The integration of India’s Unified Payments Interface (UPI) with Alipay+ is being interpreted by payments specialists as a marker of a broader structural shift in the global payments landscape, where interoperability between domestic real-time payment systems is emerging as a central competitive priority.
UPI, operated by the National Payments Corporation of India (NPCI), has become one of the world’s largest real-time payment systems by transaction volume, transforming India’s domestic payments ecosystem through instant, low-cost transfers and extensive merchant acceptance. Its success has prompted interest from other markets exploring similar account-to-account payment models.
However, like most national instant payment systems, UPI’s functionality has historically been concentrated within domestic borders. Cross-border payments have remained dependent on traditional correspondent banking networks or card schemes, often involving longer settlement times, foreign exchange costs, and operational complexity.
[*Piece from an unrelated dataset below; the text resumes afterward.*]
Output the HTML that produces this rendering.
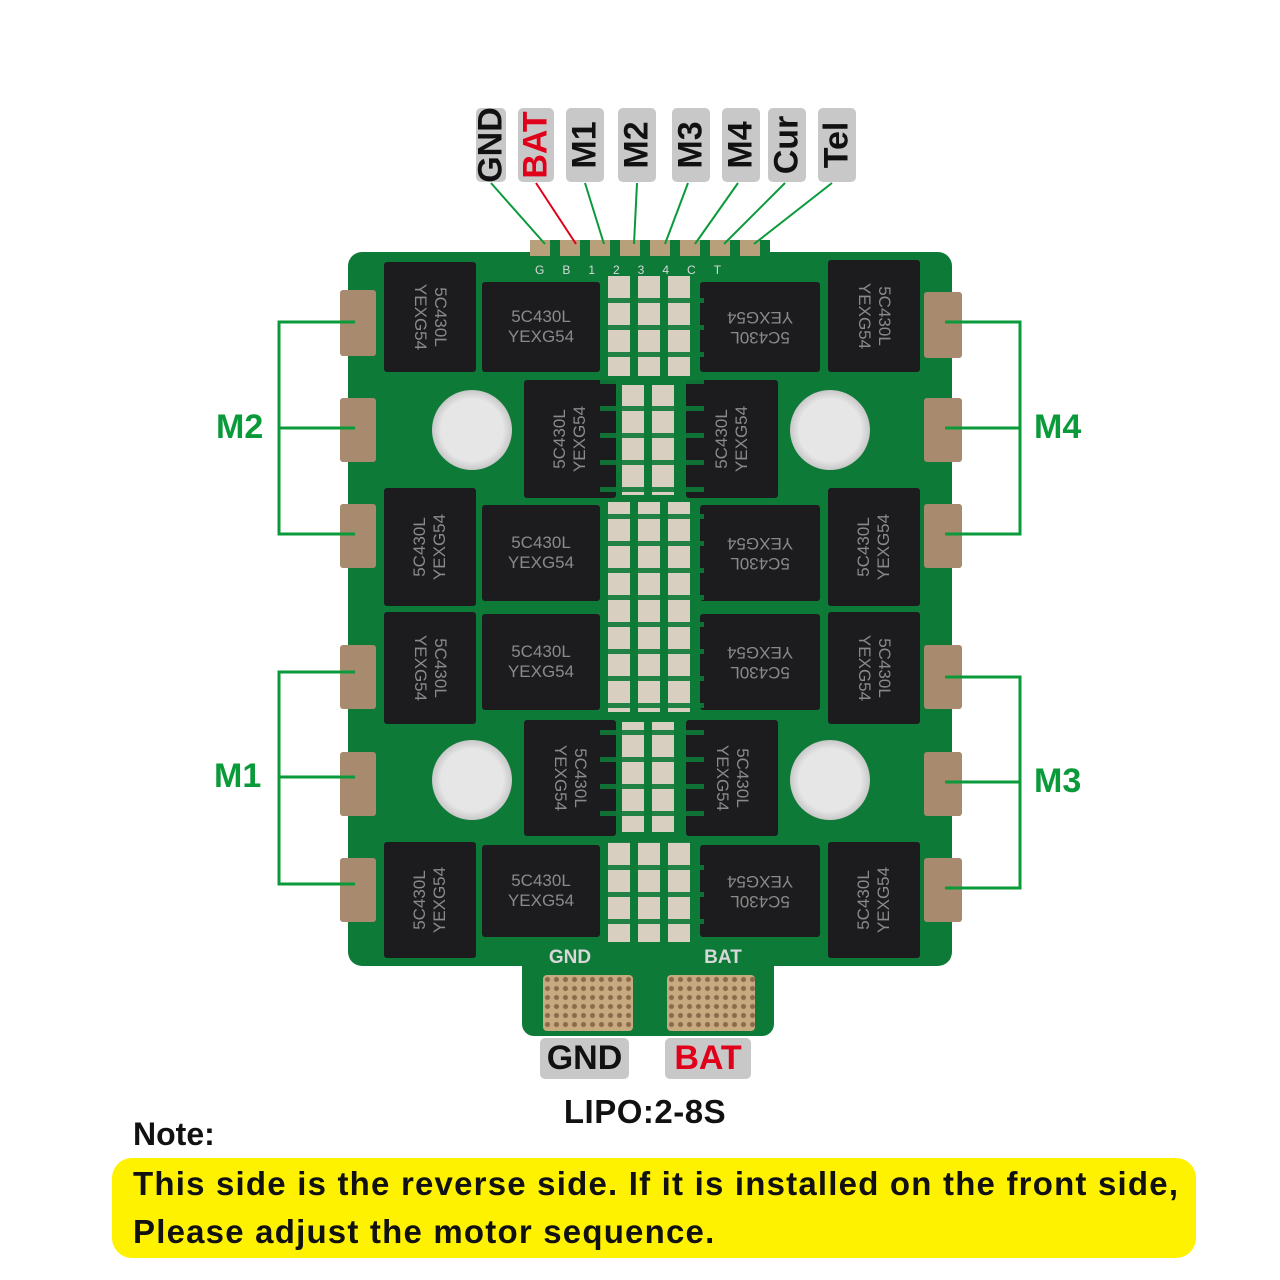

The linkage with Alipay+, a cross-border digital payments and marketing platform, seeks to extend UPI’s reach by connecting it to an established international acceptance network. The move reflects a strategic approach increasingly visible across jurisdictions: leveraging domestic real-time infrastructures while addressing fragmentation through interoperable frameworks.
Cross-border payments have long been identified by policymakers and industry bodies as an area requiring improvement. International organisations, including the Bank for International Settlements (BIS) and the G20, have highlighted cost, speed, transparency and access as key pain points. While domestic instant payment schemes have advanced rapidly in many markets—from SEPA Instant in Europe to FedNow in the United States—the lack of seamless connectivity between these systems has limited their global utility.
The UPI–Alipay+ development signals a potential blueprint for addressing these gaps. Rather than constructing entirely new cross-border rails, the focus is shifting toward enabling domestic systems to interoperate via shared technical standards, APIs, and settlement frameworks.
For financial institutions and payment service providers, the implications are both operational and strategic. Greater interoperability can reduce duplication of infrastructure investment, streamline compliance processes, and potentially lower transaction costs. At the same time, it introduces competitive pressures, as domestic systems gain the ability to operate beyond their traditional geographic confines.
The integration also reflects broader trends in digital commerce and travel, where consumers increasingly expect cross-border transactions to mirror the immediacy and user experience of domestic payments. As digital wallets, QR-based payments, and account-to-account transfers gain traction globally, enabling seamless international acceptance is becoming a commercial necessity.
While challenges remain—including regulatory harmonisation, foreign exchange management, fraud mitigation, and data governance—the UPI–Alipay+ linkage illustrates a maturing phase in the evolution of real-time payments. For the global payments industry, interoperability is no longer a peripheral consideration; it is emerging as a defining factor in shaping the next generation of cross-border financial infrastructure.